§ THE PROBLEM
Repeat the listing word for word. No pictures belong in the copy.

━━ DATA SUPPLIED ━━

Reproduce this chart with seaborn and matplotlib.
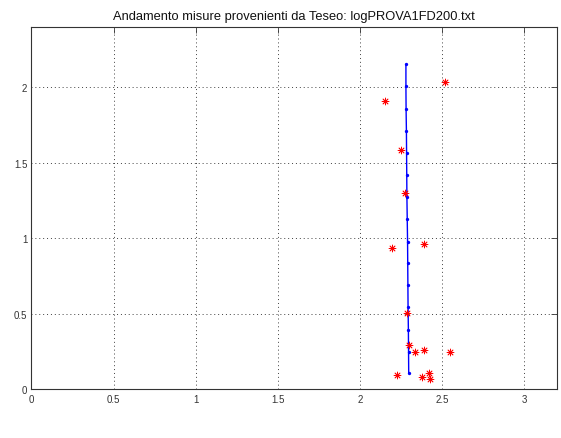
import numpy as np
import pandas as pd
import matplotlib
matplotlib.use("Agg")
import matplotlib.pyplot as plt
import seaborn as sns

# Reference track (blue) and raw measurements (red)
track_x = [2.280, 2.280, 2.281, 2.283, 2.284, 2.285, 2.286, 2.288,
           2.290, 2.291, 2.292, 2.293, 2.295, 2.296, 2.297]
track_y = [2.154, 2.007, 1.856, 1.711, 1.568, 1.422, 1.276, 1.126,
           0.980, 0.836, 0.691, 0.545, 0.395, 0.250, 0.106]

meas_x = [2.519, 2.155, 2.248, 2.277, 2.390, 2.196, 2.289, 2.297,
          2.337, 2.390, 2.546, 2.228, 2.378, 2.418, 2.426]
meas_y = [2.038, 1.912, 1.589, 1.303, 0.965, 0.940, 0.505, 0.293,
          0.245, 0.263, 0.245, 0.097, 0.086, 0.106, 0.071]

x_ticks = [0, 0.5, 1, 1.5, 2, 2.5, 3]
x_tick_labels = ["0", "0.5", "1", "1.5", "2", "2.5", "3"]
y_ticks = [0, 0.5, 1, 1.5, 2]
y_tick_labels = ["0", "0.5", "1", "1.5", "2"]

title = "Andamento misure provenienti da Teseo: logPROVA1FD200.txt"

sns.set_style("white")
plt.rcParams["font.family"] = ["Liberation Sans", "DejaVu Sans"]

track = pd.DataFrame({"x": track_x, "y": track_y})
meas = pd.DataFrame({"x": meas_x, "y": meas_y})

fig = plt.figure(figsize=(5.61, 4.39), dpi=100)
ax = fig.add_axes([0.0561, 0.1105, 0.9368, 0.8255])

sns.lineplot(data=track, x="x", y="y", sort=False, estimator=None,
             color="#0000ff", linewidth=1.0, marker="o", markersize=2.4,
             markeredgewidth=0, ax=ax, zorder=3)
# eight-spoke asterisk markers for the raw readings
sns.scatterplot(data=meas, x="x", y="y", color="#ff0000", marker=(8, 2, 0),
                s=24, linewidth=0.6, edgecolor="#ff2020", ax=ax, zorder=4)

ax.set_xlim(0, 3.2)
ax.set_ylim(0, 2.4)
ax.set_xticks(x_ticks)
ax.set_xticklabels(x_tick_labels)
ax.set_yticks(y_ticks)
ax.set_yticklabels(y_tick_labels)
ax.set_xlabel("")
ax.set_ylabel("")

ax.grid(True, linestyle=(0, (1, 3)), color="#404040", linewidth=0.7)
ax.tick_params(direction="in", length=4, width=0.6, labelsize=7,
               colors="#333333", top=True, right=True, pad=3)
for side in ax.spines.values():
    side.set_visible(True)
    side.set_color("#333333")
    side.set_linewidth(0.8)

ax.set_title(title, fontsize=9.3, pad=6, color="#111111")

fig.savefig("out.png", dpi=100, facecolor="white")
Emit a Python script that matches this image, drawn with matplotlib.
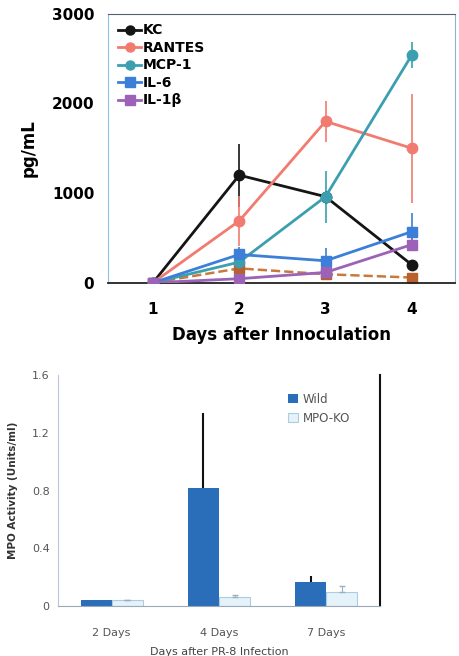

━━━

§ ANSWER FOR THIS EXERCISE
Reproduce this chart with seaborn and matplotlib.
import numpy as np
import pandas as pd
import matplotlib
matplotlib.use("Agg")
import matplotlib.pyplot as plt
import seaborn as sns

# Reference track (blue) and raw measurements (red)
track_x = [2.280, 2.280, 2.281, 2.283, 2.284, 2.285, 2.286, 2.288,
           2.290, 2.291, 2.292, 2.293, 2.295, 2.296, 2.297]
track_y = [2.154, 2.007, 1.856, 1.711, 1.568, 1.422, 1.276, 1.126,
           0.980, 0.836, 0.691, 0.545, 0.395, 0.250, 0.106]

meas_x = [2.519, 2.155, 2.248, 2.277, 2.390, 2.196, 2.289, 2.297,
          2.337, 2.390, 2.546, 2.228, 2.378, 2.418, 2.426]
meas_y = [2.038, 1.912, 1.589, 1.303, 0.965, 0.940, 0.505, 0.293,
          0.245, 0.263, 0.245, 0.097, 0.086, 0.106, 0.071]

x_ticks = [0, 0.5, 1, 1.5, 2, 2.5, 3]
x_tick_labels = ["0", "0.5", "1", "1.5", "2", "2.5", "3"]
y_ticks = [0, 0.5, 1, 1.5, 2]
y_tick_labels = ["0", "0.5", "1", "1.5", "2"]

title = "Andamento misure provenienti da Teseo: logPROVA1FD200.txt"

sns.set_style("white")
plt.rcParams["font.family"] = ["Liberation Sans", "DejaVu Sans"]

track = pd.DataFrame({"x": track_x, "y": track_y})
meas = pd.DataFrame({"x": meas_x, "y": meas_y})

fig = plt.figure(figsize=(5.61, 4.39), dpi=100)
ax = fig.add_axes([0.0561, 0.1105, 0.9368, 0.8255])

sns.lineplot(data=track, x="x", y="y", sort=False, estimator=None,
             color="#0000ff", linewidth=1.0, marker="o", markersize=2.4,
             markeredgewidth=0, ax=ax, zorder=3)
# eight-spoke asterisk markers for the raw readings
sns.scatterplot(data=meas, x="x", y="y", color="#ff0000", marker=(8, 2, 0),
                s=24, linewidth=0.6, edgecolor="#ff2020", ax=ax, zorder=4)

ax.set_xlim(0, 3.2)
ax.set_ylim(0, 2.4)
ax.set_xticks(x_ticks)
ax.set_xticklabels(x_tick_labels)
ax.set_yticks(y_ticks)
ax.set_yticklabels(y_tick_labels)
ax.set_xlabel("")
ax.set_ylabel("")

ax.grid(True, linestyle=(0, (1, 3)), color="#404040", linewidth=0.7)
ax.tick_params(direction="in", length=4, width=0.6, labelsize=7,
               colors="#333333", top=True, right=True, pad=3)
for side in ax.spines.values():
    side.set_visible(True)
    side.set_color("#333333")
    side.set_linewidth(0.8)

ax.set_title(title, fontsize=9.3, pad=6, color="#111111")

fig.savefig("out.png", dpi=100, facecolor="white")
Emit a Python script that matches this image, drawn with matplotlib.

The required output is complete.